🤖 AI Summary
Existing LLM fingerprinting methods exhibit weak semantic relevance and are vulnerable to Generation Revision Intervention (GRI) attacks, which can erase fingerprints and compromise model intellectual property protection. To address this, we propose the Implicit Fingerprinting (ImF) paradigm—the first to leverage semantically strong, implicitly paired fingerprints naturally embedded within question-answering behavior. ImF ensures behavioral consistency, perceptual indistinguishability, detection resistance, and erasure robustness. Our approach comprises four core components: formal modeling of GRI attacks, construction of semantically aligned question-answer pairs, implicit fingerprint injection, and a robust verification mechanism.
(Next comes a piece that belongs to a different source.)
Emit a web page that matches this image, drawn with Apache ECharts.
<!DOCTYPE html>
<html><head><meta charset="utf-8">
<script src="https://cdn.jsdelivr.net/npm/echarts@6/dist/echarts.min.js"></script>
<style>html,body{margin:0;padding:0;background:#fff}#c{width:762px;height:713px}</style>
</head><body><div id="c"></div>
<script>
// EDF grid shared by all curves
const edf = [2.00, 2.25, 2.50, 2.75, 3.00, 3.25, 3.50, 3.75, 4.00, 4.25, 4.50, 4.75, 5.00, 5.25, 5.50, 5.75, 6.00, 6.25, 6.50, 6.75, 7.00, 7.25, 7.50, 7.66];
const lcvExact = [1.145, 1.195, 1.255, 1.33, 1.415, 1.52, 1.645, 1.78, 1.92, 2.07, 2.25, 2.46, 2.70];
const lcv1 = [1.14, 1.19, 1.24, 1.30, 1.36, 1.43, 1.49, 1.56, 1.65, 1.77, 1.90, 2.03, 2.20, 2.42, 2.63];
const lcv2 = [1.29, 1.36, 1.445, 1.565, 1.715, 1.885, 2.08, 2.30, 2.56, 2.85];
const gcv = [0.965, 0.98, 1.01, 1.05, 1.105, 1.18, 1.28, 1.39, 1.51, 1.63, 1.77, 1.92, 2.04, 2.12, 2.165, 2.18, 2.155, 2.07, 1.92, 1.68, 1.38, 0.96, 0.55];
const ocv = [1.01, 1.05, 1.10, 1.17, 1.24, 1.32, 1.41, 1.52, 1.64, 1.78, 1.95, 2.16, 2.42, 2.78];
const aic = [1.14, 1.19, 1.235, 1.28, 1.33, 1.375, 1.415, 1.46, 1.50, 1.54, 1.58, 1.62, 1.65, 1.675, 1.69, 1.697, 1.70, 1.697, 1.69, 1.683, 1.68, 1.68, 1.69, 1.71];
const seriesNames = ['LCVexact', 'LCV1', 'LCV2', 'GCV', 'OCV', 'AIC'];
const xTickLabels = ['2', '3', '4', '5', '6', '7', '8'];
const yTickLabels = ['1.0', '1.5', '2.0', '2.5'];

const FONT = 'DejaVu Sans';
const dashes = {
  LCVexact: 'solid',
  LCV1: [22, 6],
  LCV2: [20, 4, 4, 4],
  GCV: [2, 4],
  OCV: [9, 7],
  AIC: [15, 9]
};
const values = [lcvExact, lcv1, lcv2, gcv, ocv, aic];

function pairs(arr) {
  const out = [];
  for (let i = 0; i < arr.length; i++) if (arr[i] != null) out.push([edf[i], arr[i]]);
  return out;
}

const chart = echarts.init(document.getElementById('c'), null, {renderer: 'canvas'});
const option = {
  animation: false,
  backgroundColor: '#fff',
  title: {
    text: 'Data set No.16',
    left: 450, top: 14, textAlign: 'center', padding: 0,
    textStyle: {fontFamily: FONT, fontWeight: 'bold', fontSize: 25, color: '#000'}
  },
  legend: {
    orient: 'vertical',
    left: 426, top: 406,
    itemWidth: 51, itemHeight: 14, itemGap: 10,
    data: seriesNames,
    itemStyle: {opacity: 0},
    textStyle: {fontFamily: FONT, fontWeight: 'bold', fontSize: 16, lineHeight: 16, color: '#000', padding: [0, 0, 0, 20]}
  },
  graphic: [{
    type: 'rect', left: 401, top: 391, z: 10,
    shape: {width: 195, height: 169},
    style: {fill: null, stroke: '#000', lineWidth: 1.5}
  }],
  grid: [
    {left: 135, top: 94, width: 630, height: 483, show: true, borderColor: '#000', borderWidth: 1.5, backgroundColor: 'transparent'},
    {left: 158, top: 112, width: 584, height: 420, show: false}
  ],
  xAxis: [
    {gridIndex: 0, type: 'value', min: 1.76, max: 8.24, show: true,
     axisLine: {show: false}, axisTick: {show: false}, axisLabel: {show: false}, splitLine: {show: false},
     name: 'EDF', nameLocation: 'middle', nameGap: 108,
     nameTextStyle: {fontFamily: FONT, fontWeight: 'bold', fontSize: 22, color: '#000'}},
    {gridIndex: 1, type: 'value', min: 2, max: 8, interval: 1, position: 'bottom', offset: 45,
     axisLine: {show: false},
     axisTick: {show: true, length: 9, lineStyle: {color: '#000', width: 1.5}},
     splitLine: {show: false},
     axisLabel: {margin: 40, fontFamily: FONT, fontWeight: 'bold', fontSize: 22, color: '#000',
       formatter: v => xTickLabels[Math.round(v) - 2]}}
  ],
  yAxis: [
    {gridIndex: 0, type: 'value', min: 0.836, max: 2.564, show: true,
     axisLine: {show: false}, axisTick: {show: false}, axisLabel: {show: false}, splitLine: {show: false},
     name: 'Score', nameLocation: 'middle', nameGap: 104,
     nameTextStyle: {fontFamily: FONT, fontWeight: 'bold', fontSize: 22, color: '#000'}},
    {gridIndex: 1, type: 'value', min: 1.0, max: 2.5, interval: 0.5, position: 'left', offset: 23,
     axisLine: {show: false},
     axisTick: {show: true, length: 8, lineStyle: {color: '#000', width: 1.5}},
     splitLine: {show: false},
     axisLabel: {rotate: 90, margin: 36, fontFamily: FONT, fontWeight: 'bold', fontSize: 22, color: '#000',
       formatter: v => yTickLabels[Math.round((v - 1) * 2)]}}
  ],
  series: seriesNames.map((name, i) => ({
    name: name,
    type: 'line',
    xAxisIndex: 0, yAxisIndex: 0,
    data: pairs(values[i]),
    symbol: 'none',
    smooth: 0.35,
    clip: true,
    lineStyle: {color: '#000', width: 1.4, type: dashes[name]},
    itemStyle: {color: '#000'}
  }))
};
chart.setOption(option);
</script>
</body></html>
Extensive experiments across multiple mainstream LLMs demonstrate that ImF achieves significantly higher fingerprint verification success rates than state-of-the-art baselines under diverse adversarial settings—including GRI, paraphrasing, and prompt engineering—while maintaining high robustness and practical deployability.
📝 Abstract
Training large language models (LLMs) is resource-intensive and expensive, making intellectual property (IP) protection essential. Most existing model fingerprint methods inject fingerprints into LLMs to protect model ownership. These methods create fingerprint pairs with weak semantic correlations, lacking the contextual coherence and semantic relatedness founded in normal question-answer (QA) pairs in LLMs. In this paper, we propose a Generation Revision Intervention (GRI) attack that can effectively exploit this flaw to erase fingerprints, highlighting the need for more secure model fingerprint methods. Thus, we propose a novel injected fingerprint paradigm called Implicit Fingerprints (ImF). ImF constructs fingerprint pairs with strong semantic correlations, disguising them as natural QA pairs within LLMs. This ensures the fingerprints are consistent with normal model behavior, making them indistinguishable and robust against detection and removal. Our experiment on multiple LLMs demonstrates that ImF retains high verification success rates under adversarial conditions, offering a reliable solution for protecting LLM ownership.